** Start Data provided **

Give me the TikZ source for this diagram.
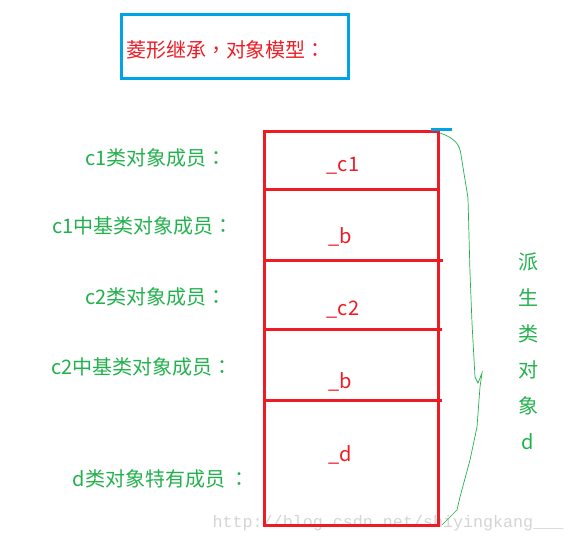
\documentclass[tikz,border=0pt]{standalone}
\usepackage{fontspec}
\newfontfamily\cjk{Noto Sans CJK TC}
\newfontfamily\wmfont{Liberation Mono}
\definecolor{paintred}{RGB}{237,28,36}
\definecolor{paintblue}{RGB}{0,162,232}
\definecolor{paintgreen}{RGB}{34,177,76}
\definecolor{wmgray}{RGB}{212,212,212}

\begin{document}
\begin{tikzpicture}[x=1pt,y=-1pt]
\tikzstyle{every node}=[inner sep=0pt,font=\cjk\fontsize{20}{20}\selectfont];
\tikzstyle{cell}=[draw=paintred,line width=3pt];
\tikzstyle{lbl}=[text=paintgreen];
\tikzstyle{mem}=[text=paintred];
\useasboundingbox (0,0) rectangle (574,543);
\node[text=wmgray,font=\wmfont\fontsize{16.7}{17}\selectfont] (wm) at (388,523) {http://blog.csdn.net/shiyingkang\_\_\_};
\draw[paintblue,line width=3pt] (121,15) rectangle (348,79);
\node[text=paintred] (title) at (226,50) {菱形继承，对象模型：};
\draw[cell] (264,132) rectangle (438,525);
\draw[cell] (264,190) -- (438,190)
(264,260) -- (443,260)
(264,329) -- (442,329)
(264,400) -- (442,400);
\draw[paintblue,line width=3pt] (431,130) -- (452,130);
\node[mem] (m0) at (343,166) {\_c1};
\node[mem] (m1) at (340,237) {\_b};
\node[mem] (m2) at (343,310) {\_c2};
\node[mem] (m3) at (340,382) {\_b};
\node[mem] (m4) at (340,455) {\_d};
\node[lbl] (l0) at (156,158) {c1类对象成员：};
\node[lbl] (l1) at (143,226) {c1中基类对象成员：};
\node[lbl] (l2) at (156,297) {c2类对象成员：};
\node[lbl] (l3) at (142,367) {c2中基类对象成员：};
\node[lbl] (l4) at (161,479) {d类对象特有成员\hspace{4pt}：};
\node[lbl,align=center,font=\cjk\fontsize{20}{36}\selectfont] (side) at (528,351) {派\\生\\类\\对\\象\\d};
\coordinate (btop) at (440,133);
\coordinate (bbot) at (442,525);
\draw[paintgreen,line width=0.7pt] (btop) .. controls (455,138) and (460,145) .. (461,155)
-- (468,198) -- (470,273) -- (472,323) -- (475,377) -- (478,383) -- (482,373)
-- (480,387) -- (477,427) -- (470,460) -- (460,497) -- (457,510) -- (bbot);
\end{tikzpicture}
\end{document}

** End Data provided **

Exercise requirements:
Skip the pictures, then retype every line above exactly.

Exercise solution:
Give me the TikZ source for this diagram.
\documentclass[tikz,border=0pt]{standalone}
\usepackage{fontspec}
\newfontfamily\cjk{Noto Sans CJK TC}
\newfontfamily\wmfont{Liberation Mono}
\definecolor{paintred}{RGB}{237,28,36}
\definecolor{paintblue}{RGB}{0,162,232}
\definecolor{paintgreen}{RGB}{34,177,76}
\definecolor{wmgray}{RGB}{212,212,212}

\begin{document}
\begin{tikzpicture}[x=1pt,y=-1pt]
\tikzstyle{every node}=[inner sep=0pt,font=\cjk\fontsize{20}{20}\selectfont];
\tikzstyle{cell}=[draw=paintred,line width=3pt];
\tikzstyle{lbl}=[text=paintgreen];
\tikzstyle{mem}=[text=paintred];
\useasboundingbox (0,0) rectangle (574,543);
\node[text=wmgray,font=\wmfont\fontsize{16.7}{17}\selectfont] (wm) at (388,523) {http://blog.csdn.net/shiyingkang\_\_\_};
\draw[paintblue,line width=3pt] (121,15) rectangle (348,79);
\node[text=paintred] (title) at (226,50) {菱形继承，对象模型：};
\draw[cell] (264,132) rectangle (438,525);
\draw[cell] (264,190) -- (438,190)
(264,260) -- (443,260)
(264,329) -- (442,329)
(264,400) -- (442,400);
\draw[paintblue,line width=3pt] (431,130) -- (452,130);
\node[mem] (m0) at (343,166) {\_c1};
\node[mem] (m1) at (340,237) {\_b};
\node[mem] (m2) at (343,310) {\_c2};
\node[mem] (m3) at (340,382) {\_b};
\node[mem] (m4) at (340,455) {\_d};
\node[lbl] (l0) at (156,158) {c1类对象成员：};
\node[lbl] (l1) at (143,226) {c1中基类对象成员：};
\node[lbl] (l2) at (156,297) {c2类对象成员：};
\node[lbl] (l3) at (142,367) {c2中基类对象成员：};
\node[lbl] (l4) at (161,479) {d类对象特有成员\hspace{4pt}：};
\node[lbl,align=center,font=\cjk\fontsize{20}{36}\selectfont] (side) at (528,351) {派\\生\\类\\对\\象\\d};
\coordinate (btop) at (440,133);
\coordinate (bbot) at (442,525);
\draw[paintgreen,line width=0.7pt] (btop) .. controls (455,138) and (460,145) .. (461,155)
-- (468,198) -- (470,273) -- (472,323) -- (475,377) -- (478,383) -- (482,373)
-- (480,387) -- (477,427) -- (470,460) -- (460,497) -- (457,510) -- (bbot);
\end{tikzpicture}
\end{document}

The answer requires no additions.